The Car and Truck Fleet and Leasing Management Magazine

SUV Tax Loophole Survives Energy Bill

November 24, 2003

According to a Reuters report, Republican leaders on November 17 killed a Senate plan to close a loophole allowing small-business owners to deduct up to $100,000 from their taxable income for buying a luxury sport utility vehicle. Language eliminating the SUV loophole was inserted into the Senate's version of a broad energy bill, which also has $23.4 billion in tax breaks for oil, natural gas, coal and other energy sources. But the provision was dropped after House negotiators rejected the Senate's change.

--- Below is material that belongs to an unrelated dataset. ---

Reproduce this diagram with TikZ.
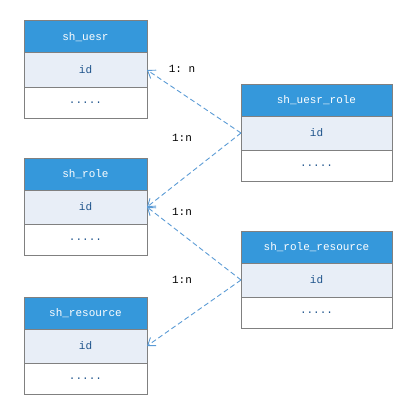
\documentclass[tikz,border=0pt]{standalone}
\usepackage{fontspec}
\setmonofont{Liberation Mono}
\usetikzlibrary{positioning,arrows.meta}
\definecolor{headblue}{RGB}{53,152,219}
\definecolor{rowblue}{RGB}{232,238,247}
\definecolor{textblue}{RGB}{31,84,140}
\definecolor{edgegray}{RGB}{128,128,128}
\definecolor{linkblue}{RGB}{91,155,213}

\begin{document}
\begin{tikzpicture}[
    x=1pt, y=-1pt,
    cell/.style={
        draw=edgegray,
        rectangle,
        line width=1pt,
        inner sep=0pt,
        outer sep=0pt,
        font=\ttfamily\fontsize{11}{13}\selectfont,
        minimum width=123pt
    },
    head/.style={cell, fill=headblue, text=white, minimum height=32pt},
    keyrow/.style={cell, fill=rowblue, text=textblue, minimum height=34pt},
    restrow/.style={cell, fill=white, text=textblue, minimum height=31pt},
    wide/.style={minimum width=151pt},
    link/.style={-{Straight Barb[length=7pt,width=10pt]}, linkblue, line width=0.9pt, dash pattern=on 5pt off 3pt},
    ratio/.style={font=\ttfamily\fontsize{11}{13}\selectfont}
]
\useasboundingbox (0,0) rectangle (417,412);

% ===== Left column =====
\node[head] (user) at (85.5,37) {sh\_uesr};
\node[keyrow, below=0pt of user] (userid) {id};
\node[restrow, below=0pt of userid] (userrest) {.....};

\node[head] (role) at (85.5,174) {sh\_role};
\node[keyrow, below=0pt of role] (roleid) {id};
\node[restrow, below=0pt of roleid] (rolerest) {.....};

\node[head] (res) at (85.5,313) {sh\_resource};
\node[keyrow, below=0pt of res] (resid) {id};
\node[restrow, below=0pt of resid] (resrest) {.....};

% ===== Right column =====
\node[head, wide] (userrole) at (316.5,100) {sh\_uesr\_role};
\node[keyrow, wide, below=0pt of userrole] (userroleid) {id};
\node[restrow, wide, below=0pt of userroleid] (userrolerest) {.....};

\node[head, wide] (roleres) at (316.5,247) {sh\_role\_resource};
\node[keyrow, wide, below=0pt of roleres] (roleresid) {id};
\node[restrow, wide, below=0pt of roleresid] (roleresrest) {.....};

% ===== Links =====
\draw[link] (userroleid.west) -- (userid.east);
\draw[link] (userroleid.west) -- (roleid.east);
\draw[link] (roleresid.west) -- (roleid.east);
\draw[link] (roleresid.west) -- (resid.east);

% ===== Ratios =====
\node[ratio] (r1) at (182,69) {1: n};
\node[ratio] (r2) at (182,138) {1:n};
\node[ratio] (r3) at (182,212) {1:n};
\node[ratio] (r4) at (182,280) {1:n};

\end{tikzpicture}
\end{document}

Republican leaders swiftly moved to ensure no mention of the loophole was included in the final version of the energy bill, which went to the full House and Senate for votes later in the week. Republican Sen. Don Nickles of Oklahoma offered the proposal to drop the tax break for doctors, lawyers, real estate agents and other business owners who buy expensive SUVs. "There is enormous abuse of this provision. People are driving SUVs through this loophole," Nickles said. The deduction of up to $100,000 from taxable income dramatically cut the price of a Hummer H2, Land Rover and other expensive, gas-guzzling SUVs for small business owners in the highest tax bracket. The loophole was part of the $350 billion Bush tax cut enacted in May and applied to the purchase of a vehicle for business use weighing 6,000 pounds (2,722 kg) or more.